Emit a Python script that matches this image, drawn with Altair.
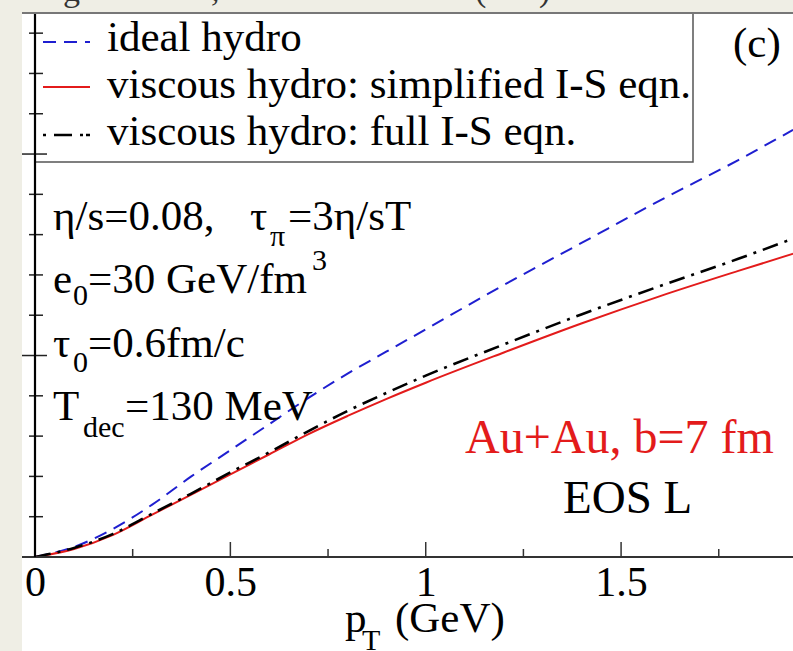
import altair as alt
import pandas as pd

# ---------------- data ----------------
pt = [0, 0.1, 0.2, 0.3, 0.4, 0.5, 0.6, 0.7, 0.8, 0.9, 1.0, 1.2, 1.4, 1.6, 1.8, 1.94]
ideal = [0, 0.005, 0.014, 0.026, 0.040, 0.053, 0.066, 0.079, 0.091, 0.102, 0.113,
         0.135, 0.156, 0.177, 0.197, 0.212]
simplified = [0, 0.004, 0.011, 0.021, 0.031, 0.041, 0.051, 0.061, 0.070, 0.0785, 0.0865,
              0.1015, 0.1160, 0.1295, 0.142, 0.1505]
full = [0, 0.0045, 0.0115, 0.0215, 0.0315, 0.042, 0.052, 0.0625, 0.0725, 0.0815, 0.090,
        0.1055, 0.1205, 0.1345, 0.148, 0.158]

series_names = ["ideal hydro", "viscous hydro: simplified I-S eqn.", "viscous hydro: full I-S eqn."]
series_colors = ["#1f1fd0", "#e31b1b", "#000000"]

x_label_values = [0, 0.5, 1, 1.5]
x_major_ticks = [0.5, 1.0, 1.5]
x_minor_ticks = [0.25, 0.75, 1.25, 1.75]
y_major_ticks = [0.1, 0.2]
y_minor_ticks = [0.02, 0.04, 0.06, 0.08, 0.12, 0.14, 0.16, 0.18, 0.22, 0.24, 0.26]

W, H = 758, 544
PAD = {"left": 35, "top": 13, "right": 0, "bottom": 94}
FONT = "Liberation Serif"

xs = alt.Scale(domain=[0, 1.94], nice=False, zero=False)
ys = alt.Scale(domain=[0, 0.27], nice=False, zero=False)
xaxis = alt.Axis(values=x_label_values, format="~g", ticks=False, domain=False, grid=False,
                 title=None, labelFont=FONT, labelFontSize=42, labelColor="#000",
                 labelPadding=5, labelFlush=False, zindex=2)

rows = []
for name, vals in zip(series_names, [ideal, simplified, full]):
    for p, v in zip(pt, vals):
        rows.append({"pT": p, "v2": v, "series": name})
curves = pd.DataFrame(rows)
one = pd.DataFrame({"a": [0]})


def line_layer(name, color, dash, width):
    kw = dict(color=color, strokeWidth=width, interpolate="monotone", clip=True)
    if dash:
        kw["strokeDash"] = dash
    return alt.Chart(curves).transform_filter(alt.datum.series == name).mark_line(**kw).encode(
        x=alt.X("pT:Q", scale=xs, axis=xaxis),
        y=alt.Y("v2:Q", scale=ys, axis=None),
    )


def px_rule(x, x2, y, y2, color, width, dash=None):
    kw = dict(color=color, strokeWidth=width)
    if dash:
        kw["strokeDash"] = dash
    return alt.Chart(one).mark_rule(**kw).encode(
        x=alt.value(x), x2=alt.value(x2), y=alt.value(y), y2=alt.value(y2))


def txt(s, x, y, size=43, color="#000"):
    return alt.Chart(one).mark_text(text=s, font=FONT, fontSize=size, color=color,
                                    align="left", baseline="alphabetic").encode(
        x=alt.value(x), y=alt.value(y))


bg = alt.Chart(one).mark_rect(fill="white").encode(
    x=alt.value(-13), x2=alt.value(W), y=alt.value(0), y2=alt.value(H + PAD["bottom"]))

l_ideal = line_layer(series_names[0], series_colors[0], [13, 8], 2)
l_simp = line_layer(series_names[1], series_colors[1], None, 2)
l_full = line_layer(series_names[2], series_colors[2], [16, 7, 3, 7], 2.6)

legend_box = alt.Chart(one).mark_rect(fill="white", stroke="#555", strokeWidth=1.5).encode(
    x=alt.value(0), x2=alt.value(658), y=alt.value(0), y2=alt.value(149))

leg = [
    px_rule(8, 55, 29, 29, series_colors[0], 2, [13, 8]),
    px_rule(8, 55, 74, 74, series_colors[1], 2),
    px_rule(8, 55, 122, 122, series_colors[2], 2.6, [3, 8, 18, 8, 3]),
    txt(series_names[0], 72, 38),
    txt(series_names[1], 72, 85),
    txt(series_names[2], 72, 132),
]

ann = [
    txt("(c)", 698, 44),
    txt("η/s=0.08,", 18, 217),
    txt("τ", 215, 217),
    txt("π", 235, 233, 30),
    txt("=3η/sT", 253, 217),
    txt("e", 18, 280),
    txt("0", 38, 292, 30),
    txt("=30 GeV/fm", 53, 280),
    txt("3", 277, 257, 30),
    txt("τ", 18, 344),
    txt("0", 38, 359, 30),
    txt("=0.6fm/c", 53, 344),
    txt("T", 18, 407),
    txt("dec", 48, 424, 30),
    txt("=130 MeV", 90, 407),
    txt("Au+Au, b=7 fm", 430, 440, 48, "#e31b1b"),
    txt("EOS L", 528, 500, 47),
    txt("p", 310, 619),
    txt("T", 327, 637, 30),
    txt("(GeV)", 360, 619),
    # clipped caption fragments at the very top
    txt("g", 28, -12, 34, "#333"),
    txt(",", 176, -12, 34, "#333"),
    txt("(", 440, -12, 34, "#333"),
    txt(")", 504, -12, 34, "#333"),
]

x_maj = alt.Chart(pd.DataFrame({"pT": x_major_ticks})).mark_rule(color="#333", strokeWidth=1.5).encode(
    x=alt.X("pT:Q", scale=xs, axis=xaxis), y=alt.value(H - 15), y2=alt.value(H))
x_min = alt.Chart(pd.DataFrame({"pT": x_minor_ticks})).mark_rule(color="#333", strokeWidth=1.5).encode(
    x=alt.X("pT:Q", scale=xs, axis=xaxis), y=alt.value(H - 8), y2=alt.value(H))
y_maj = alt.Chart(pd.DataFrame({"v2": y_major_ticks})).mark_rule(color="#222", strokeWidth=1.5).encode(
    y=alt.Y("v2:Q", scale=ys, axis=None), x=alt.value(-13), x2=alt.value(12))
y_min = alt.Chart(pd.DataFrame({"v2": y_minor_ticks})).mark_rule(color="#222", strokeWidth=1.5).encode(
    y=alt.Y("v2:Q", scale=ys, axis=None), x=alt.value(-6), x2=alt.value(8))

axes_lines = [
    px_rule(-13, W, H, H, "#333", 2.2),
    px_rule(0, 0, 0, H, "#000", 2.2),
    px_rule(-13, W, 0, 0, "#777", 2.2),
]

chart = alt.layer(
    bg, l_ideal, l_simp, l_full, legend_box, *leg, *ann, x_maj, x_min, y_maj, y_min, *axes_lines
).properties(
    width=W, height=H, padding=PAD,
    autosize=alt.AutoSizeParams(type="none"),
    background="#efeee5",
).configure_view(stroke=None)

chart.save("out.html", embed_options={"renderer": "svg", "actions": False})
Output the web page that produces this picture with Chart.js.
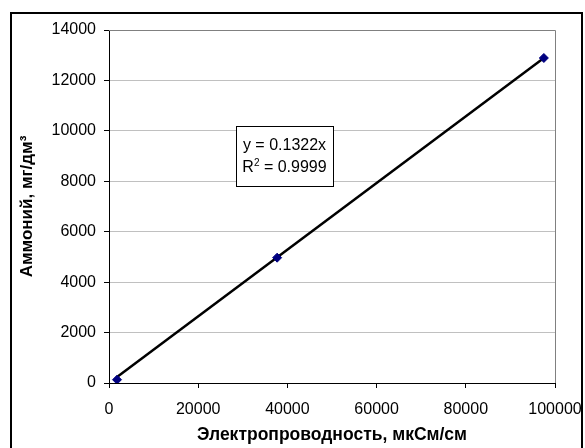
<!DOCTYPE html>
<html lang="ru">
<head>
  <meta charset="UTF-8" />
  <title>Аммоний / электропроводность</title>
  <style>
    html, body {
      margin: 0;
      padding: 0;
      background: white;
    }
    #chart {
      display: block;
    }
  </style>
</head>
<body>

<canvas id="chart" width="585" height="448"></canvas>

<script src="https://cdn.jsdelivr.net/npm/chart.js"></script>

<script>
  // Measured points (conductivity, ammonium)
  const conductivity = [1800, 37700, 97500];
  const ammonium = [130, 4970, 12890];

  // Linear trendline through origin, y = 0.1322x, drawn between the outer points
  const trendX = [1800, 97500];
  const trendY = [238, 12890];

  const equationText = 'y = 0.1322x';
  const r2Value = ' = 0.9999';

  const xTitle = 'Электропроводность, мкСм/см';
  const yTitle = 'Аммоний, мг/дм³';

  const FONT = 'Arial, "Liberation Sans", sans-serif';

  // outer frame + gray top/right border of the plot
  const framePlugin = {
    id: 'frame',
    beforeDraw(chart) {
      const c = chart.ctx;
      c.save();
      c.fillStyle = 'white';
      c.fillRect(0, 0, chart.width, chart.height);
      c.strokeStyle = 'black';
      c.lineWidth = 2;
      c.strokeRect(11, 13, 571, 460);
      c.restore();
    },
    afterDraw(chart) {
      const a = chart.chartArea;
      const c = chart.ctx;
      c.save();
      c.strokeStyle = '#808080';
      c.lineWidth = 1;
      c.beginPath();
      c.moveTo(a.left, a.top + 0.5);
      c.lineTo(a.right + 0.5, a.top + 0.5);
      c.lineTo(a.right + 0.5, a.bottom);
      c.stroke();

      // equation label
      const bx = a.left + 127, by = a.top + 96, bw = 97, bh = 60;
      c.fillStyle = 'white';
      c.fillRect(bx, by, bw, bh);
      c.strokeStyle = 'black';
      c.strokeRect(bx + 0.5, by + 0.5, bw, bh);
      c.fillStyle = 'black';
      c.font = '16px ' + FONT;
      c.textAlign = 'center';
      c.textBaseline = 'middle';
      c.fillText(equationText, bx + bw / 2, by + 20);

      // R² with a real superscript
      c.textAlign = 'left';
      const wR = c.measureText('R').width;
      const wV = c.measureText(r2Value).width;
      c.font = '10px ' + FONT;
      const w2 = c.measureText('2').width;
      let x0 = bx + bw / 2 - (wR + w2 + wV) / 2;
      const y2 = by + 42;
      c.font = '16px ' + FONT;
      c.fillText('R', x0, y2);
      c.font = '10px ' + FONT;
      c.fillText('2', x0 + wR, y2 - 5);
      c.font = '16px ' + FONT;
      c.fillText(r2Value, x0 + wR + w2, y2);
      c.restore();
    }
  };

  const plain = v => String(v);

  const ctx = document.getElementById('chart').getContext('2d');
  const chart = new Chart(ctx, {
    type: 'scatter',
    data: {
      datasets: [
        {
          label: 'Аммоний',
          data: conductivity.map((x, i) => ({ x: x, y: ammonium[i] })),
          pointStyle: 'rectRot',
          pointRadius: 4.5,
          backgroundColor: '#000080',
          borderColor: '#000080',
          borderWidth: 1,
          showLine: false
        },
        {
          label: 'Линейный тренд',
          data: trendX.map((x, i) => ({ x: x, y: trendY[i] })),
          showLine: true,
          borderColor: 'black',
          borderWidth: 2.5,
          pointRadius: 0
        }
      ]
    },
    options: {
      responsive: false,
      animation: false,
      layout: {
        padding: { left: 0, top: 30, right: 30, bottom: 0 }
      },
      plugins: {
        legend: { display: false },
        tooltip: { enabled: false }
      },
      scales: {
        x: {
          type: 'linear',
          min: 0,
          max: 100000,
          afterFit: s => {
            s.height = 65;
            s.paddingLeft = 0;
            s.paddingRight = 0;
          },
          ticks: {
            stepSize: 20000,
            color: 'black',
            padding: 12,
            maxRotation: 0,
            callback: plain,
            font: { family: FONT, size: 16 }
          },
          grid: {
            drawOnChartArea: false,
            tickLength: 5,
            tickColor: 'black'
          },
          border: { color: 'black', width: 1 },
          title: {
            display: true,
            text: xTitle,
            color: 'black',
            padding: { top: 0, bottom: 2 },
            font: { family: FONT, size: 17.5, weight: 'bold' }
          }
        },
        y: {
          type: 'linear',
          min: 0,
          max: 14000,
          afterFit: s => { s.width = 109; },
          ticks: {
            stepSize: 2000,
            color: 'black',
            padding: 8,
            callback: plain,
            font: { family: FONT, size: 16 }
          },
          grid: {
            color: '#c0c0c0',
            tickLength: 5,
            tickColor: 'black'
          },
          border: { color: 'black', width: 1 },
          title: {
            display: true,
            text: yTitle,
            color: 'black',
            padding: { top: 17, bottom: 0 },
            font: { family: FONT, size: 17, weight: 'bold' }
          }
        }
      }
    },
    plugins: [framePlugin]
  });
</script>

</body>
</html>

-=-=-

EXERCISE: Every line containing the string "that" must be listed.

FULL ANSWER:
Emit a Python script that matches this image, drawn with Altair.
Output the web page that produces this picture with Chart.js.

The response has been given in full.